DATA BLOCK:

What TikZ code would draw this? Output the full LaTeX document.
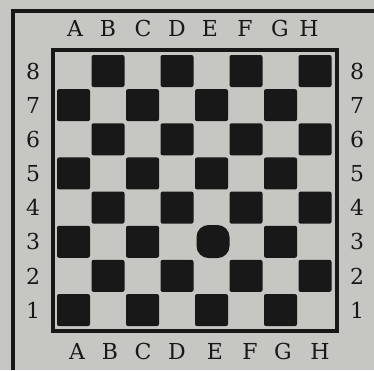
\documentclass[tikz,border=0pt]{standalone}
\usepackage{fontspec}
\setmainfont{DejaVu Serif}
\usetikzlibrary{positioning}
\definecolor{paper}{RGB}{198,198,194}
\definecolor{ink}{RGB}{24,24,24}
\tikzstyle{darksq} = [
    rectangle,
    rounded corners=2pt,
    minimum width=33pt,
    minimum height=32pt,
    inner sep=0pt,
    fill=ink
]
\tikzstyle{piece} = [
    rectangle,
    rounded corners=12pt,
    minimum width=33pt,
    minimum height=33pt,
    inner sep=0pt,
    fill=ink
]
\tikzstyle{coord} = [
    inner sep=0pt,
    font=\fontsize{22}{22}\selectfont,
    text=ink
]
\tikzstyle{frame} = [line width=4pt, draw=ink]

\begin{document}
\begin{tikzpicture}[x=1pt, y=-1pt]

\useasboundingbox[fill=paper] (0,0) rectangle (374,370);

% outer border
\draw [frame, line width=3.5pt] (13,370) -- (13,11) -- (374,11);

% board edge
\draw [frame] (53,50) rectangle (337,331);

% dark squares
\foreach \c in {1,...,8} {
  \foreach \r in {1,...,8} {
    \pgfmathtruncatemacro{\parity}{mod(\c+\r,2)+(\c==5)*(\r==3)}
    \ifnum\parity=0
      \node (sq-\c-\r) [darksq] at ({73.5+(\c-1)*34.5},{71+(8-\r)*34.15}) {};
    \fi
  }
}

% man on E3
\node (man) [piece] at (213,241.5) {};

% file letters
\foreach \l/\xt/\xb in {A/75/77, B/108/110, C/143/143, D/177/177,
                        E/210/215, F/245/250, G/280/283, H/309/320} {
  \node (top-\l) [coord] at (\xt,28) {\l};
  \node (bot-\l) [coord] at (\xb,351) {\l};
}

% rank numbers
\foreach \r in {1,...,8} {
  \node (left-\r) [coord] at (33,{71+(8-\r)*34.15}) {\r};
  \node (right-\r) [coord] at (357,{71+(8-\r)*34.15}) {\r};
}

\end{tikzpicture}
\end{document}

WRITTEN REQUEST:
Quote each line of the listing exactly, but leave the pictures out.

WRITTEN ANSWER:
What TikZ code would draw this? Output the full LaTeX document.
\documentclass[tikz,border=0pt]{standalone}
\usepackage{fontspec}
\setmainfont{DejaVu Serif}
\usetikzlibrary{positioning}
\definecolor{paper}{RGB}{198,198,194}
\definecolor{ink}{RGB}{24,24,24}
\tikzstyle{darksq} = [
    rectangle,
    rounded corners=2pt,
    minimum width=33pt,
    minimum height=32pt,
    inner sep=0pt,
    fill=ink
]
\tikzstyle{piece} = [
    rectangle,
    rounded corners=12pt,
    minimum width=33pt,
    minimum height=33pt,
    inner sep=0pt,
    fill=ink
]
\tikzstyle{coord} = [
    inner sep=0pt,
    font=\fontsize{22}{22}\selectfont,
    text=ink
]
\tikzstyle{frame} = [line width=4pt, draw=ink]

\begin{document}
\begin{tikzpicture}[x=1pt, y=-1pt]

\useasboundingbox[fill=paper] (0,0) rectangle (374,370);

% outer border
\draw [frame, line width=3.5pt] (13,370) -- (13,11) -- (374,11);

% board edge
\draw [frame] (53,50) rectangle (337,331);

% dark squares
\foreach \c in {1,...,8} {
  \foreach \r in {1,...,8} {
    \pgfmathtruncatemacro{\parity}{mod(\c+\r,2)+(\c==5)*(\r==3)}
    \ifnum\parity=0
      \node (sq-\c-\r) [darksq] at ({73.5+(\c-1)*34.5},{71+(8-\r)*34.15}) {};
    \fi
  }
}

% man on E3
\node (man) [piece] at (213,241.5) {};

% file letters
\foreach \l/\xt/\xb in {A/75/77, B/108/110, C/143/143, D/177/177,
                        E/210/215, F/245/250, G/280/283, H/309/320} {
  \node (top-\l) [coord] at (\xt,28) {\l};
  \node (bot-\l) [coord] at (\xb,351) {\l};
}

% rank numbers
\foreach \r in {1,...,8} {
  \node (left-\r) [coord] at (33,{71+(8-\r)*34.15}) {\r};
  \node (right-\r) [coord] at (357,{71+(8-\r)*34.15}) {\r};
}

\end{tikzpicture}
\end{document}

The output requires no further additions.